Perhaps not surprisingly, given the above, more than one study has found that having more sex doesn’t necessarily lead to a happier relationship. The first interesting thing to note is exactly how much sex people are having: a 2017 study published in the journal Archives of Sexual Behavior put the average at 54 times a year, or a little more than once a week. A similar study done in the 1990s showed that people were having more sex, by about nine more times a year, so the average seems to be dropping. However, there’s no evidence to suggest that people are less happier in their relationships, and the divorce rate has actually been slowly declining over the past few decades.

This once-a-week average lines up nicely with another study, this one published in the journal Social Psychological and Personality Science, which followed more than 30,000 Americans over the course of 40 years. In this study, researchers found that the gold-standard for marital happiness was once-a-week sex, and that having sex more than that didn’t make couples happier. (Having sex less than once a week, however, did directly impact couples’ happiness — so if you’re in a sex-starved marriage, you might not want to rely on reading in bed together for all your intimacy needs).

And when scientists at Carnegie Mellon University did a study with 64 couples ages 35 to 65, asking half of them to have sex twice as often as they normally would, they found that the couples who were instructed to have more sex actually ended up being less happy than they were at the start. Apparently, when people are told to have more sex, it takes some of the fun out of it.

Nurturing true intimacy

“The keys to deepening intimacy are honesty, vulnerability, and presence,” says Maynard. He also points out that this isn’t always easy. Being vulnerable with others is hard — maybe even harder when it’s with someone we don’t want to lose. But, Maynard explains, “we can’t truly connect with our partners if we don’t show them who we really are and invite them to experience us there. The same is true if our partners don’t feel comfortable opening up to us.”

Talking to Maynard, I realized that the reason I’ve had so much sex and so little intimacy is probably due to my history as a sexual abuse survivor, Like many survivors, I’ve become good at zoning out during sex — a survival mechanism known as dissociating. Sometimes it happens even when I don’t want it to; my brain just checks out while my body goes through the motions. This feels like the opposite of intimacy.

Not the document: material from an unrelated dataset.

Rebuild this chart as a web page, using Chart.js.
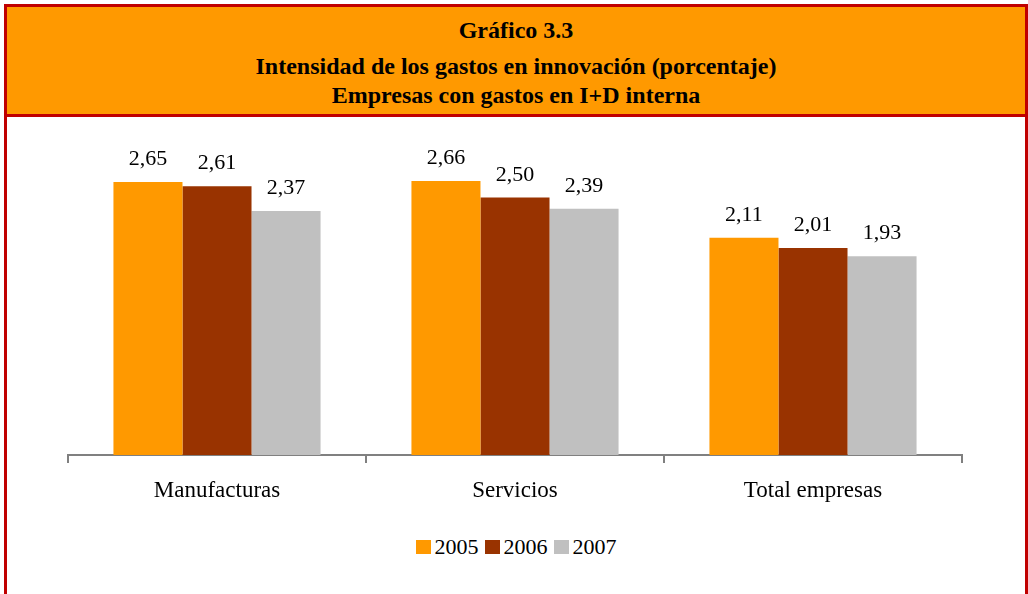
<!DOCTYPE html>
<html>
<head>
<meta charset="utf-8">
<script src="https://cdn.jsdelivr.net/npm/chart.js@4"></script>
<style>
  html, body { margin: 0; padding: 0; background: #fff; }
  body { width: 1028px; height: 594px; overflow: hidden; position: relative; font-family: "Liberation Serif", "Times New Roman", serif; }
  #frame { position: absolute; left: 4px; top: 4px; width: 1018px; height: 700px;
           border: 3px solid #c00000; border-bottom: none; }
  #head { height: 107px; background: #ff9900; border-bottom: 3px solid #c00000;
          text-align: center; font-weight: bold; font-size: 24px; color: #000; position: relative; }
  #head div { position: absolute; left: 0; right: 0; line-height: 28px; }
  #chartBox { position: absolute; left: 0; top: 110px; width: 1018px; height: 410px; }
  #legend { position: absolute; left: 0; right: 0; top: 527px; display: flex; justify-content: center;
            font-size: 22px; }
  .lg-item { display: flex; align-items: center; margin: 0 3px; }
  .lg-box { width: 15px; height: 14px; margin-right: 4px; }
</style>
</head>
<body>
<div id="frame">
  <div id="head">
    <div style="top:9px">Gráfico 3.3</div>
    <div style="top:45px">Intensidad de los gastos en innovación (porcentaje)</div>
    <div style="top:74px">Empresas con gastos en I+D interna</div>
  </div>
  <div id="chartBox"><canvas id="c" width="1018" height="410"></canvas></div>
  <div id="legend"></div>
</div>
<script>
// data
const categories = ['Manufacturas', 'Servicios', 'Total empresas'];
const years = ['2005', '2006', '2007'];
const values2005 = [2.65, 2.66, 2.11];
const values2006 = [2.61, 2.50, 2.01];
const values2007 = [2.37, 2.39, 1.93];
const colors = ['#ff9900', '#993300', '#c0c0c0'];

const FONT = { family: '"Liberation Serif", "Times New Roman", serif', size: 23 };
const VALUE_FONT = { family: FONT.family, size: 22 };
const fmt = (v) => v.toFixed(2).replace('.', ',');

// value labels above each bar
const barLabels = {
  id: 'barLabels',
  afterDatasetsDraw(chart) {
    const ctx = chart.ctx;
    ctx.save();
    ctx.font = `${VALUE_FONT.size}px ${VALUE_FONT.family}`;
    ctx.fillStyle = '#000';
    ctx.textAlign = 'center';
    ctx.textBaseline = 'alphabetic';
    chart.data.datasets.forEach((ds, i) => {
      chart.getDatasetMeta(i).data.forEach((bar, j) => {
        ctx.fillText(fmt(ds.data[j]), bar.x, bar.y - 17);
      });
    });
    ctx.restore();
  }
};

const seriesData = [values2005, values2006, values2007];

new Chart(document.getElementById('c'), {
  type: 'bar',
  data: {
    labels: categories,
    datasets: years.map((y, i) => ({
      label: y,
      data: seriesData[i],
      backgroundColor: colors[i],
      borderWidth: 0,
      categoryPercentage: 0.695,
      barPercentage: 1.0,
    })),
  },
  options: {
    responsive: false,
    animation: false,
    events: [],
    layout: { padding: { left: 61, right: 63, top: 29, bottom: 10 } },
    plugins: { legend: { display: false }, tooltip: { enabled: false } },
    scales: {
      y: { display: false, min: 0, max: 3 },
      x: {
        grid: { drawOnChartArea: false, drawTicks: true, tickLength: 8, color: '#808080', lineWidth: 2 },
        border: { color: '#808080', width: 2 },
        ticks: { font: FONT, color: '#000', padding: 14 },
        afterFit: (s) => { s.height = 62; },
      },
    },
  },
  plugins: [barLabels],
});

// legend
const lg = document.getElementById('legend');
years.forEach((y, i) => {
  const it = document.createElement('div');
  it.className = 'lg-item';
  it.innerHTML = `<span class="lg-box" style="background:${colors[i]}"></span><span>${y}</span>`;
  lg.appendChild(it);
});
</script>
</body>
</html>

But in order to be truly intimate with my partner, I have to let my guard down. I have to allow myself to be vulnerable. 

The pleasures of long-term love

“Intimacy really speaks to the connection you feel with your partner,” explains Maynard. “What you’re doing together isn’t as important as how and why you’re doing it. Are you fully present with one another, and do you both genuinely crave the experience of one another up close?” If not, it might be time to think very hard about why you’re in the relationship. Because in a great relationship, reading in bed together can actually be the sexiest thing the two of you do.

The true pleasures of long-term love — being able to postmortem the party on your way home together, smile knowingly at each other over an inside joke, assemble a flat-pack bookcase together without killing each other, and sit in silence together as you read — are won only after you’ve shared your true selves with each other. Relationships are hard work — conflict and pain are inevitable — so enjoying every peaceful moment to the fullest, and really valuing it for the victory it is, is important. Being able to read in bed together, while it might not be one of the major milestones you think of, like moving in, marriage, or having children, truly is a significant event in a relationship.